Sure Questions of 3D: Lines in Space (Part 2)

This lesson covers three frequently asked Class 12 questions on lines in three dimensions: proving two lines intersect, making two lines perpendicular, and finding direction cosines.

Showing two lines intersect

We are given the two lines

$\frac{x-1}{2}=\frac{y-2}{3}=\frac{z-3}{4}=k$

$\frac{x-4}{5}=\frac{y-1}{2}=\frac{z}{1}=t$

From the first line, set each ratio equal to $k$ to write the coordinates in terms of one parameter:

$x=2k+1,\qquad y=3k+2,\qquad z=4k+3$

So the general point $(2k+1,\;3k+2,\;4k+3)$ lies on line 1. It also lies on line 2 if and only if these coordinates satisfy the second line.

Substituting into line 2

Replacing $x,y,z$ in line 2 gives

$\frac{(2k+1)-4}{5}=\frac{(3k+2)-1}{2}=\frac{4k+3}{1}$

which simplifies to

$\frac{2k-3}{5}=\frac{3k+1}{2}=4k+3$

Take any two of these expressions. Using the first two:

$2(2k-3)=5(3k+1)$

$4k-6=15k+5$

$-11k=11\quad\Rightarrow\quad k=-1$

Finding the point of intersection

Put $k=-1$ back into the coordinates from line 1:

$x=2(-1)+1=-1,\qquad y=3(-1)+2=-1,\qquad z=4(-1)+3=-1$

A quick check confirms $k=-1$ also gives $\tfrac{2k-3}{5}=-1$ and $\tfrac{3k+1}{2}=-1$, so all three ratios agree. The lines therefore intersect at

$P=(-1,\,-1,\,-1)$

Finding p so the lines are perpendicular

We must find $p$ so that the lines

$\frac{1-x}{3}=\frac{7y-14}{2p}=\frac{z-3}{2}$

$\frac{7-7x}{3p}=\frac{y-5}{1}=\frac{6-z}{5}$

are at right angles. Neither is in standard form, so rewrite each first.

Line 1 in standard form

$\frac{x-1}{-3}=\frac{y-2}{2p/7}=\frac{z-3}{2}$

Direction ratios: $a_1=-3,\;b_1=\tfrac{2p}{7},\;c_1=2$.

Line 2 in standard form

$\frac{x-1}{-3p/7}=\frac{y-5}{1}=\frac{z-6}{-5}$

Direction ratios: $a_2=-\tfrac{3p}{7},\;b_2=1,\;c_2=-5$.

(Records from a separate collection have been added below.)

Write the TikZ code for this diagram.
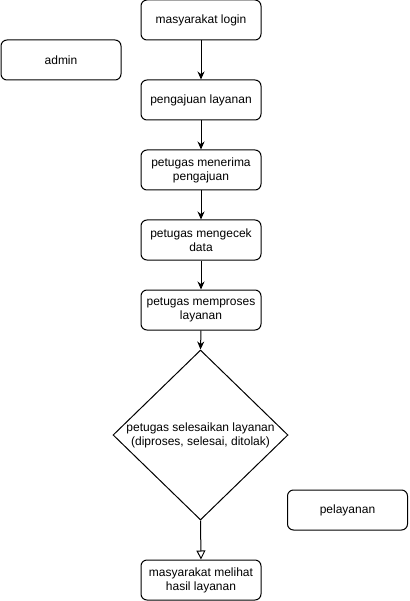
\documentclass[tikz,border=0pt]{standalone}
\usepackage{fontspec}
\setmainfont{Liberation Sans}
\usetikzlibrary{shapes.geometric,arrows.meta}

\begin{document}
\begin{tikzpicture}[x=1pt,y=-1pt,line width=1pt,
        box/.style={draw, rounded corners=6pt, minimum width=120pt, minimum height=40pt,
            align=center, inner sep=0pt, font=\fontsize{12}{14}\selectfont},
        flow/.style={-{Stealth[length=8pt,width=7pt]}},
        openflow/.style={-{Triangle[open,length=9pt,width=9pt]}}]
        \useasboundingbox (0,0) rectangle (409,601);

        \node[box] (login) at (201,20) {masyarakat login};
        \node[box] (ajukan) at (201,100) {pengajuan layanan};
        \node[box] (terima) at (201,170) {petugas menerima\\pengajuan};
        \node[box] (cek) at (201,240) {petugas mengecek\\data};
        \node[box] (proses) at (201,310) {petugas memproses\\layanan};
        \node[box] (hasil) at (201,580) {masyarakat melihat\\hasil layanan};

        % lanes
        \node[box] (admin) at (61,60) {admin};
        \node[box] (pelayanan) at (347.5,510) {pelayanan};

        \node[draw, diamond, minimum width=175pt, minimum height=170pt, inner sep=0pt] (selesai) at (200.5,435) {};
        \node[align=center, font=\fontsize{12}{14}\selectfont] (selesaitext) at (selesai.center)
            {petugas selesaikan layanan\\(diproses, selesai, ditolak)};

        \draw[flow] (login) -- (ajukan);
        \draw[flow] (ajukan) -- (terima);
        \draw[flow] (terima) -- (cek);
        \draw[flow] (cek) -- (proses);
        \draw[flow] (proses.south) -- (selesai.north);
        \draw[openflow] (selesai.south) -- (hasil.north);
\end{tikzpicture}
\end{document}
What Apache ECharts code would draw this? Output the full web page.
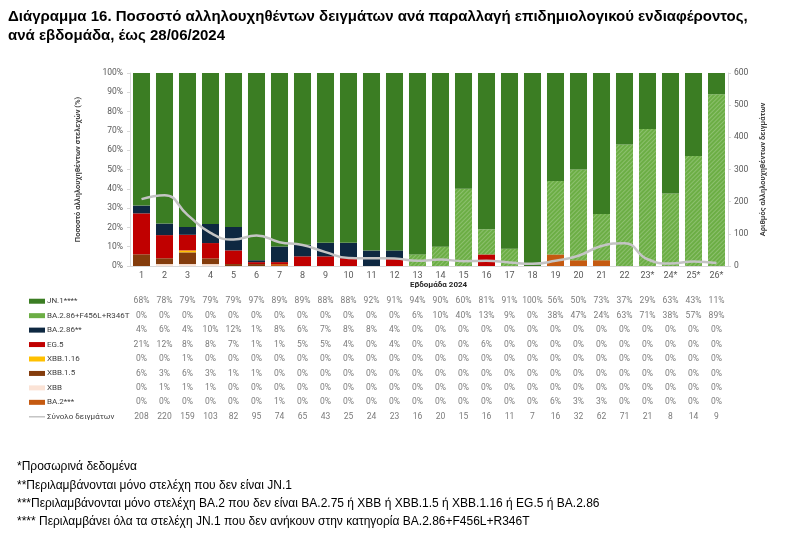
<!DOCTYPE html>
<html>
<head>
<meta charset="utf-8">
<script src="https://cdn.jsdelivr.net/npm/echarts@6/dist/echarts.min.js"></script>
<style>
html,body{margin:0;padding:0;background:#fff;}
#c{width:800px;height:546px;}
</style>
</head>
<body>
<div id="c"></div>
<script>
const weeks = ['1','2','3','4','5','6','7','8','9','10','11','12','13','14','15','16','17','18','19','20','21','22','23*','24*','25*','26*'];
const jn1    = [68,78,79,79,79,97,89,89,88,88,92,91,94,90,60,81,91,100,56,50,73,37,29,63,43,11];
const ba286f = [0,0,0,0,0,0,0,0,0,0,0,0,6,10,40,13,9,0,38,47,24,63,71,38,57,89];
const ba286  = [4,6,4,10,12,1,8,6,7,8,8,4,0,0,0,0,0,0,0,0,0,0,0,0,0,0];
const eg5    = [21,12,8,8,7,1,1,5,5,4,0,4,0,0,0,6,0,0,0,0,0,0,0,0,0,0];
const xbb116 = [0,0,1,0,0,0,0,0,0,0,0,0,0,0,0,0,0,0,0,0,0,0,0,0,0,0];
const xbb15  = [6,3,6,3,1,1,0,0,0,0,0,0,0,0,0,0,0,0,0,0,0,0,0,0,0,0];
const xbb    = [0,1,1,1,0,0,0,0,0,0,0,0,0,0,0,0,0,0,0,0,0,0,0,0,0,0];
const ba2    = [0,0,0,0,0,0,1,0,0,0,0,0,0,0,0,0,0,0,6,3,3,0,0,0,0,0];
const totals = [208,220,159,103,82,95,74,65,43,25,24,23,16,20,15,16,11,7,16,32,62,71,21,8,14,9];

const rowNames = ['JN.1****','BA.2.86+F456L+R346T','BA.2.86**','EG.5','XBB.1.16','XBB.1.5','XBB','BA.2***','Σύνολο δειγμάτων'];
const title1 = 'Διάγραμμα 16. Ποσοστό αλληλουχηθέντων δειγμάτων ανά παραλλαγή επιδημιολογικού ενδιαφέροντος,';
const title2 = 'ανά εβδομάδα, έως 28/06/2024';
const notes = [
  '*Προσωρινά δεδομένα',
  '**Περιλαμβάνονται μόνο στελέχη που δεν είναι JN.1',
  '***Περιλαμβάνονται μόνο στελέχη BA.2 που δεν είναι BA.2.75 ή XBB ή XBB.1.5 ή XBB.1.16 ή EG.5 ή BA.2.86',
  '**** Περιλαμβάνει όλα τα στελέχη JN.1 που δεν ανήκουν στην κατηγορία BA.2.86+F456L+R346T'
];

const pctRows = [jn1, ba286f, ba286, eg5, xbb116, xbb15, xbb, ba2];
const colors = ['#3b7d23','#6cae45','#0e2841','#c00000','#ffc000','#843c0c','#fbe3d6','#c55a11','#c4c4c4'];

const sums = weeks.map((w,i)=>pctRows.reduce((a,r)=>a+r[i],0));
const norm = arr => arr.map((v,i)=>v/sums[i]*100);

const FONT = 'Roboto';
const gray = '#595959';

// stack bottom-to-top: reverse of table rows (BA.2*** at bottom)
const barSeries = [];
for (let k = pctRows.length-1; k >= 0; k--) {
  const s = {
    name: rowNames[k], type: 'bar', stack: 'pct', xAxisIndex: 0, yAxisIndex: 0,
    barCategoryGap: '26%',
    data: norm(pctRows[k]),
    itemStyle: { color: colors[k] },
    emphasis: { disabled: true }
  };
  if (k === 1) {
    s.itemStyle.decal = {
      symbol: 'rect', color: 'rgba(255,255,255,0.22)',
      dashArrayX: [1, 0], dashArrayY: [1, 2], rotation: -Math.PI/4, symbolSize: 1
    };
  }
  barSeries.push(s);
}

const tableData = [];
pctRows.forEach((row, r) => row.forEach((v, c) => tableData.push({ value: [c, r, v + '%'] })));
totals.forEach((v, c) => tableData.push({ value: [c, 8, String(v)] }));

const rich = { t: { color: '#404040', fontSize: 8, fontFamily: FONT, padding: [0,0,0,2] } };
colors.forEach((col, i) => {
  rich['s'+i] = i === 8
    ? { backgroundColor: col, width: 16, height: 1.5 }
    : { backgroundColor: col, width: 16, height: 5 };
});

const option = {
  animation: false,
  textStyle: { fontFamily: FONT },
  grid: [
    { left: 130, right: 72, top: 73, bottom: 280, containLabel: false },
    { left: 130, right: 72, top: 294, height: 130, containLabel: false }
  ],
  xAxis: [
    { type: 'category', gridIndex: 0, data: weeks,
      axisLine: { lineStyle: { color: '#d9d9d9' } }, axisTick: { show: false },
      axisLabel: { color: gray, fontSize: 9, margin: 5, interval: 0 } },
    { type: 'category', gridIndex: 1, data: weeks, show: false }
  ],
  yAxis: [
    { type: 'value', gridIndex: 0, min: 0, max: 100, interval: 10,
      name: 'Ποσοστό αλληλουχηθέντων στελεχών (%)', nameLocation: 'middle', nameRotate: 90, nameGap: 48,
      nameTextStyle: { color: '#404040', fontSize: 7.5, fontWeight: 'bold' },
      axisLine: { show: true, lineStyle: { color: '#d9d9d9' } },
      axisTick: { show: true, length: 3, lineStyle: { color: '#d9d9d9' } },
      splitLine: { show: false },
      axisLabel: { color: gray, fontSize: 8.5, margin: 7, formatter: '{value}%' } },
    { type: 'value', gridIndex: 0, min: 0, max: 600, interval: 100, position: 'right',
      name: 'Αριθμός αλληλουχηθέντων δειγμάτων', nameLocation: 'middle', nameRotate: 90, nameGap: 30,
      nameTextStyle: { color: '#404040', fontSize: 7.5, fontWeight: 'bold' },
      axisLine: { show: true, lineStyle: { color: '#d9d9d9' } },
      axisTick: { show: true, length: 3, lineStyle: { color: '#d9d9d9' } },
      splitLine: { show: false },
      axisLabel: { color: gray, fontSize: 8.5, margin: 6 } },
    { type: 'category', gridIndex: 1, data: rowNames, inverse: true,
      axisLine: { show: false }, axisTick: { show: false }, splitLine: { show: false },
      axisLabel: { align: 'left', margin: 101, interval: 0,
        formatter: (val, idx) => '{s' + idx + '|}{t|' + val + '}',
        rich: rich } }
  ],
  series: [
    ...barSeries,
    { name: 'Σύνολο δειγμάτων', type: 'line', xAxisIndex: 0, yAxisIndex: 1, data: totals,
      smooth: true, symbol: 'none', lineStyle: { color: '#c4c4c4', width: 2.5 }, z: 5 },
    { type: 'scatter', xAxisIndex: 1, yAxisIndex: 2, data: tableData, symbolSize: 0, silent: true,
      label: { show: true, position: 'inside', color: gray, fontSize: 8.5, fontFamily: FONT,
        formatter: p => p.value[2] } }
  ],
  graphic: [
    { type: 'text', left: 8, top: 9, style: { text: title1, font: 'bold 15px "Liberation Sans"', fill: '#000' } },
    { type: 'text', left: 8, top: 28, style: { text: title2, font: 'bold 15px "Liberation Sans"', fill: '#000' } },
    { type: 'text', left: 410, top: 281, style: { text: 'Εβδομάδα 2024', font: 'bold 8px Roboto', fill: '#262626', align: 'center' } },
    ...notes.map((t, i) => ({ type: 'text', left: 17, top: 461 + i * 18.3,
      style: { text: t, font: '12px "Liberation Sans"', fill: '#000' } }))
  ]
};

const chart = echarts.init(document.getElementById('c'), null, { renderer: 'canvas' });
chart.setOption(option);
</script>
</body>
</html>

Applying the perpendicularity condition

Two lines are perpendicular when $a_1a_2+b_1b_2+c_1c_2=0$:

$(-3)\left(-\frac{3p}{7}\right)+\frac{2p}{7}(1)+(2)(-5)=0$

$\frac{9p}{7}+\frac{2p}{7}-10=0$

$\frac{11p}{7}=10\quad\Rightarrow\quad p=\frac{70}{11}$

Direction cosines of a parallel line

Given the line

$\frac{2x-5}{4}=\frac{y+4}{3}=\frac{6-z}{6}$

find the direction cosines of a line parallel to it. First put it in standard form by factoring:

$\frac{2\left(x-\tfrac{5}{2}\right)}{4}=\frac{y-(-4)}{3}=\frac{z-6}{-6}$

Cancelling the $2$ in the first fraction gives

$\frac{x-\tfrac{5}{2}}{2}=\frac{y+4}{3}=\frac{z-6}{-6}$

So the direction ratios are $2,\;3,\;-6$, and a parallel line has the same direction ratios. The magnitude is

$\sqrt{2^2+3^2+(-6)^2}=\sqrt{4+9+36}=\sqrt{49}=7$

Dividing each ratio by $7$ gives the direction cosines

$l=\frac{2}{7},\qquad m=\frac{3}{7},\qquad n=-\frac{6}{7}$

Key takeaways

• Two lines intersect when their parametric coordinates satisfy both equations for the same parameter value; solve, then substitute back to get the point.
• Two lines are perpendicular when the dot product of their direction ratios, $a_1a_2+b_1b_2+c_1c_2$, equals zero.
• Always rewrite a line in standard form first, then divide the direction ratios by their magnitude to get the direction cosines.